Music Review: Rachel Taylor Brown – Susan Storm’s Ugly Sister and Other Saints and Superheroes

In a perfect world, Brown’s superhero songs would be distributed in goodie bags at Comic-Con.

Rachel Taylor Brown's latest collection of offbeat chamber pop opens with a meditative, hymn-like song about St. Francis and his calling. Then "St. Fina" arrives with a relentless industrial pounding: "Did Jesus love you when you hurt / Like he hurt?" It builds to a repeated call in which the word "Jesus" evolves from the name of a savior to the expletive it's so often used as in daily life.

Brown's bald way with a lyric makes her the rare artsy songwriter whose references one is impelled to look up. Unfamiliar with St. Fina, I discovered that she was a 12th century Tuscan who died in even more gruesome fashion than most saints. (The English-language Wikipedia article on St. Fina needs a good deal of editorial help, but it's charmingly quirky: "She was one of the nicest people on earth," it plainly states, and who are we to question?)

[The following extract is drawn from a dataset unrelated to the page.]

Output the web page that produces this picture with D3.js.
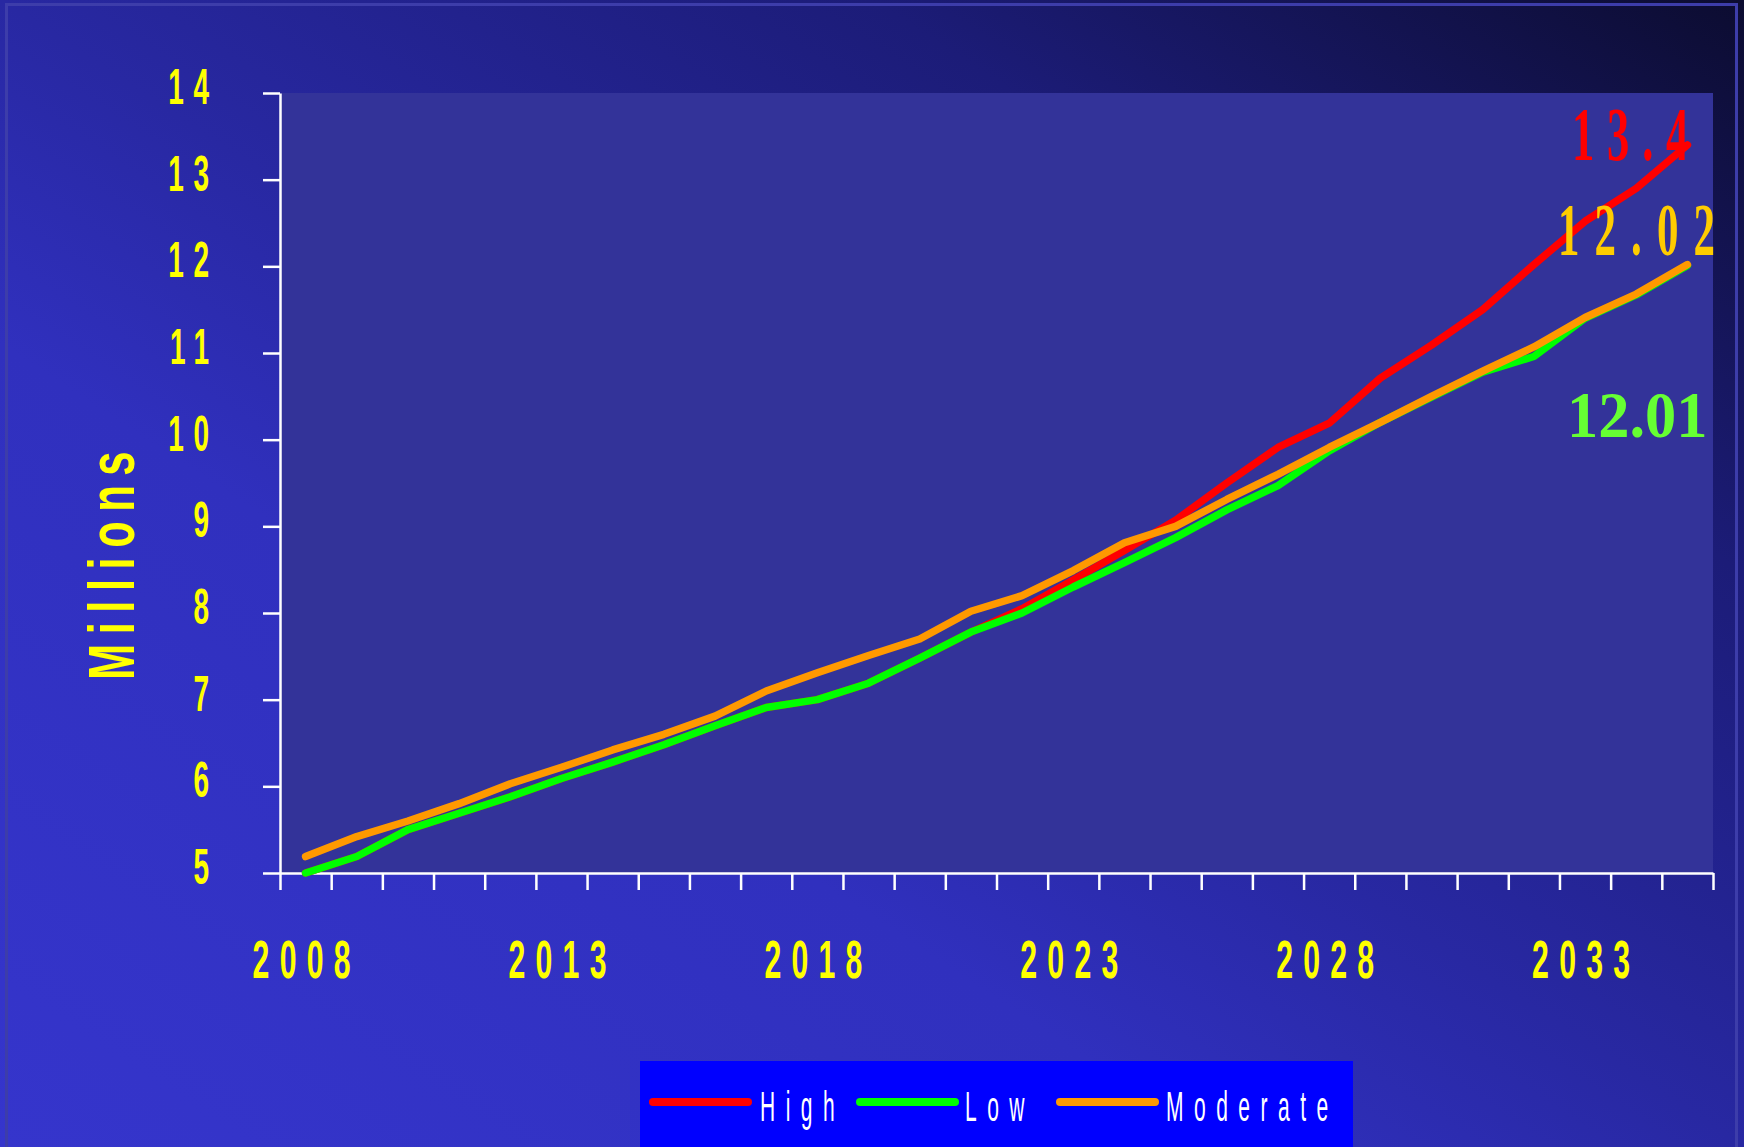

Brown writes biographical sketches of historical and fictional characters in plain, non-ironic lyrics. It's the haunting, off-kilter music, piano-based with industrial flourishes, that makes one listen again, seeking hidden messages. This contrast distinguishes these numbers from biographical songs by rootsy songsmiths like Bruce Springsteen or Willie Nelson, or, for a more musically relevant parallel, Katell Keineg. In most such efforts the writer's perspective on the subject is never in doubt. With Brown, you have to lean in and listen hard.

Given that, she is also capable of hitting hard. "Once a Jew always a Jew," she sings in "Teresa Benedicta Also Edith Stein." "You know Jesus was too / And look what happened to him."

In a perfect world, Brown's superhero songs, which make up half the tracks, would be distributed in goodie bags at Comic-Con. In them she gives equal opportunity to cultural mainstays like Batman ("Bruce Wayne's Bastard Son") and silly sidelights ("Ambush Bug/Reduviidae"). And despite the cartoonish quality of some of these stories, by the time we've arrived at the final track for one more saint tale, "Zoe of Rome," we've had ample opportunity to get the point that saints are superheroes, and vice versa. Both possess miraculous powers and inspire devotion and hope for rescue.

Rachel Taylor Brown's plainspoken, harrowing stories don't betray much about what their author really believes.  But that's art for you.